-- START --
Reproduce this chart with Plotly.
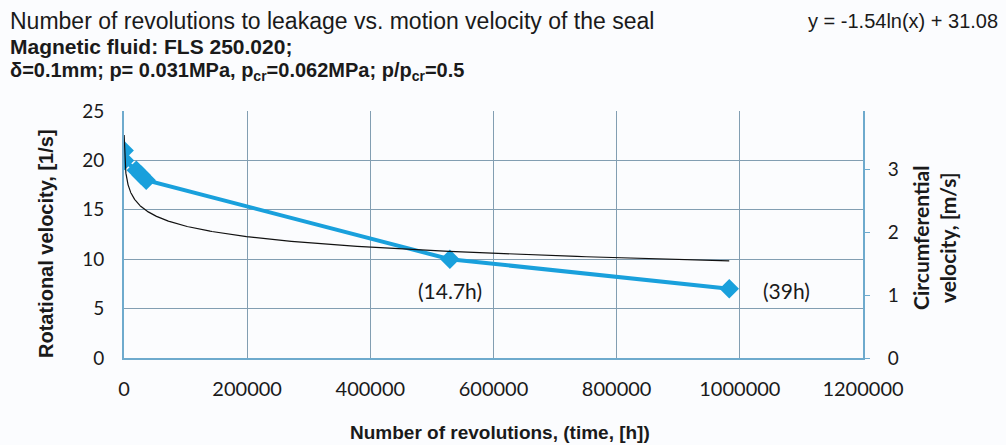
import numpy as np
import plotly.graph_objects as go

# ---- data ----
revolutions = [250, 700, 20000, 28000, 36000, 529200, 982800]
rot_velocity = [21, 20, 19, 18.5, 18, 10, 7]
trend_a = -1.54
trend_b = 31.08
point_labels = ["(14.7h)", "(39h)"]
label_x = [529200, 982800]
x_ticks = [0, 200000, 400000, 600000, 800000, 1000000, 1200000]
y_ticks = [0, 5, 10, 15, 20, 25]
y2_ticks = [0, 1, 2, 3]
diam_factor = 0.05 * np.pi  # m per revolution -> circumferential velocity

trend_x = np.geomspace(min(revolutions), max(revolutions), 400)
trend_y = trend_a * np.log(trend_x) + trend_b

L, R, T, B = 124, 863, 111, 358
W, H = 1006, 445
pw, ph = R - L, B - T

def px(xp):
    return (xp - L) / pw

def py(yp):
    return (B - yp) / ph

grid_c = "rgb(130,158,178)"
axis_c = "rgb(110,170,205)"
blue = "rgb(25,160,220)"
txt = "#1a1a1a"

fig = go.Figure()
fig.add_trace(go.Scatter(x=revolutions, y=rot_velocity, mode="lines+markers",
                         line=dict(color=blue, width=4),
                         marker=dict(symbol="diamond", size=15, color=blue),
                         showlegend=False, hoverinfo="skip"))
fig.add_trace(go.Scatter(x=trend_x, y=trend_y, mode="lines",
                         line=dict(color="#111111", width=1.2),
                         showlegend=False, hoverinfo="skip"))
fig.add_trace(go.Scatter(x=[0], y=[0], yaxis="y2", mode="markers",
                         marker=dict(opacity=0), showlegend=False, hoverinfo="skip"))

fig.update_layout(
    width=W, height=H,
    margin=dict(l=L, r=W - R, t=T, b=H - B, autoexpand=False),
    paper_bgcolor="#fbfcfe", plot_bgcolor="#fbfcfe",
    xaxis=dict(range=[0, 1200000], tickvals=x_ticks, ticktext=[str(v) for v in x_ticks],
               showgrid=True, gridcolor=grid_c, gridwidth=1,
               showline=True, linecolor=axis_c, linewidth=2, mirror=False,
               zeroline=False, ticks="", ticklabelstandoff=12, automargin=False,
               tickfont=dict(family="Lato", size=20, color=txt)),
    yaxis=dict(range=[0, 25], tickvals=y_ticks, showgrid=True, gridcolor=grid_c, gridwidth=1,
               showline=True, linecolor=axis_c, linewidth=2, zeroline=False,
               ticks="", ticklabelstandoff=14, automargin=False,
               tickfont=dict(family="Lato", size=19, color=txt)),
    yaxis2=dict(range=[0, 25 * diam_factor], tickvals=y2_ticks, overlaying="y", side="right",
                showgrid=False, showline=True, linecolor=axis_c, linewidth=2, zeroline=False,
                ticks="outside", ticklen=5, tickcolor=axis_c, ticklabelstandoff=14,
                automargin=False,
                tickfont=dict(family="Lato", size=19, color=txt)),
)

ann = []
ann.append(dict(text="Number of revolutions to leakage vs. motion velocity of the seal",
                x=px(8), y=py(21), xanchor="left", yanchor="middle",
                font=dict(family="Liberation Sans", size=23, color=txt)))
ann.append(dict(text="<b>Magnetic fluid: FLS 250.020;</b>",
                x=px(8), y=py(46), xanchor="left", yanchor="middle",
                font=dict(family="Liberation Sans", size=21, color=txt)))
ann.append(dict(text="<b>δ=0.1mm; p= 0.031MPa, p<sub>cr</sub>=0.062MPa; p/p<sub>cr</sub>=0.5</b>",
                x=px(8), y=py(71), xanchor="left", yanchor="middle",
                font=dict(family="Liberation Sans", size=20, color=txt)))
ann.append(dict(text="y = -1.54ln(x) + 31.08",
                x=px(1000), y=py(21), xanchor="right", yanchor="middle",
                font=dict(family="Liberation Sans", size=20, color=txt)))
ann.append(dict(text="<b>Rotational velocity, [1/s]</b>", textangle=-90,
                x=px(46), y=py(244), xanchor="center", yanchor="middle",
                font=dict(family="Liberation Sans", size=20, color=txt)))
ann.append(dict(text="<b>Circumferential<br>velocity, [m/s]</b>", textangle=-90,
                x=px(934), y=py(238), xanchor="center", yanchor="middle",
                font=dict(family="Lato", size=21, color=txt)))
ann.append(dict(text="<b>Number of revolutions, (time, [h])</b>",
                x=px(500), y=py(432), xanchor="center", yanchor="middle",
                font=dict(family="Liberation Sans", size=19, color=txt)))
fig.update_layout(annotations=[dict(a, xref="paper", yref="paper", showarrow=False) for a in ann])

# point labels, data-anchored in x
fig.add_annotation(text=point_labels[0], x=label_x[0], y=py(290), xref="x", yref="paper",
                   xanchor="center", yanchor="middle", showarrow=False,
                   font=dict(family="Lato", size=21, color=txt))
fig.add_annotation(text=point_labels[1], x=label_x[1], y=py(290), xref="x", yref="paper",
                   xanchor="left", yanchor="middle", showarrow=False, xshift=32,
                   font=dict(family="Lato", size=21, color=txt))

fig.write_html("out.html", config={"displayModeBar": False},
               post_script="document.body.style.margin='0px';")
-- END --
-- START --
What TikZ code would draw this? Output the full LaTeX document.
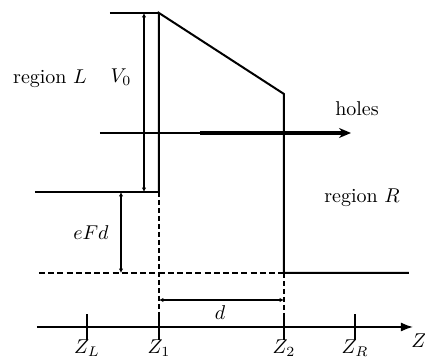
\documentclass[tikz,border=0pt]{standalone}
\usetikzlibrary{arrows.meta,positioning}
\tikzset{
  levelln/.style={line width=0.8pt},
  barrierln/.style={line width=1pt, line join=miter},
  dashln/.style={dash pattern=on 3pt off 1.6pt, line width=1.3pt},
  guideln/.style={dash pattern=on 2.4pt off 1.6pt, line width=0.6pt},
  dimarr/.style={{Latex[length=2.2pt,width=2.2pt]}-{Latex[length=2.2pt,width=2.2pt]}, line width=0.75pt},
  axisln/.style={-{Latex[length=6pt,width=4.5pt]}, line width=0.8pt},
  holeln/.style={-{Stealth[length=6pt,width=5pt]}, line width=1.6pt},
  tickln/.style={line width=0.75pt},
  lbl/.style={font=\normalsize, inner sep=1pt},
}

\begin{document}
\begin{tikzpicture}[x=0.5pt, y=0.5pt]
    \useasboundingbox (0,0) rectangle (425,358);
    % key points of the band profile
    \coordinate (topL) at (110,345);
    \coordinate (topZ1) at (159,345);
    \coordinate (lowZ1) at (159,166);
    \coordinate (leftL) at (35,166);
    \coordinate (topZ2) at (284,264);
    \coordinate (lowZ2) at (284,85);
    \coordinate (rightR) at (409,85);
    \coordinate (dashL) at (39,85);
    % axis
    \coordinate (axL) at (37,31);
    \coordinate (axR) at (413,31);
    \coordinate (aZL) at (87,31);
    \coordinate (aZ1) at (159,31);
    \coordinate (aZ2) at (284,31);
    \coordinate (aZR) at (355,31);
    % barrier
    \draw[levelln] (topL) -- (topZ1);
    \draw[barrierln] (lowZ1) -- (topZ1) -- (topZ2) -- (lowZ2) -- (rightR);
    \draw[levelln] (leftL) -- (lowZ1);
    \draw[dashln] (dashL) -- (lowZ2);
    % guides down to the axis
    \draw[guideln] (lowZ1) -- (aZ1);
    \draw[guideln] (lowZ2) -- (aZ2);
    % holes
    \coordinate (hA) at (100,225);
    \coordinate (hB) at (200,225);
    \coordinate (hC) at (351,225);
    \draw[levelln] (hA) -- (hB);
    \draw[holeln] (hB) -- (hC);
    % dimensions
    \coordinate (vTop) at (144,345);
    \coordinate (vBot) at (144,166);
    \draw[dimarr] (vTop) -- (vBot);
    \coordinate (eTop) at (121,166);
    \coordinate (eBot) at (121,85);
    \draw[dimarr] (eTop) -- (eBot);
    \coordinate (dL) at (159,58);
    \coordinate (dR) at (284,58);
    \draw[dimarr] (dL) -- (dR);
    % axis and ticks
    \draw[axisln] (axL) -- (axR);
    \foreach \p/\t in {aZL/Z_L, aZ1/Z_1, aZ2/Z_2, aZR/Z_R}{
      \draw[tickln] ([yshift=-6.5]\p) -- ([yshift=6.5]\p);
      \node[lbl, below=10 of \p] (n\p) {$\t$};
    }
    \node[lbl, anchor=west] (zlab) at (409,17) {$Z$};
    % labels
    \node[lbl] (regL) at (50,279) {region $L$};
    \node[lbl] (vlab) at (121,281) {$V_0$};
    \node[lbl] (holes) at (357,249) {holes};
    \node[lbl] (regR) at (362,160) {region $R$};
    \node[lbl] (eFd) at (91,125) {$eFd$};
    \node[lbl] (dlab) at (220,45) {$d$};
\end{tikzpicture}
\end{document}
-- END --
Do not include pictures. Give again exactly the lines starting at the one with "Reproduce this chart with Plotly." and ending at the one with "diam_factor = 0.05", both included.

COMPLETE ANSWER:
Reproduce this chart with Plotly.
import numpy as np
import plotly.graph_objects as go

# ---- data ----
revolutions = [250, 700, 20000, 28000, 36000, 529200, 982800]
rot_velocity = [21, 20, 19, 18.5, 18, 10, 7]
trend_a = -1.54
trend_b = 31.08
point_labels = ["(14.7h)", "(39h)"]
label_x = [529200, 982800]
x_ticks = [0, 200000, 400000, 600000, 800000, 1000000, 1200000]
y_ticks = [0, 5, 10, 15, 20, 25]
y2_ticks = [0, 1, 2, 3]
diam_factor = 0.05 * np.pi  # m per revolution -> circumferential velocity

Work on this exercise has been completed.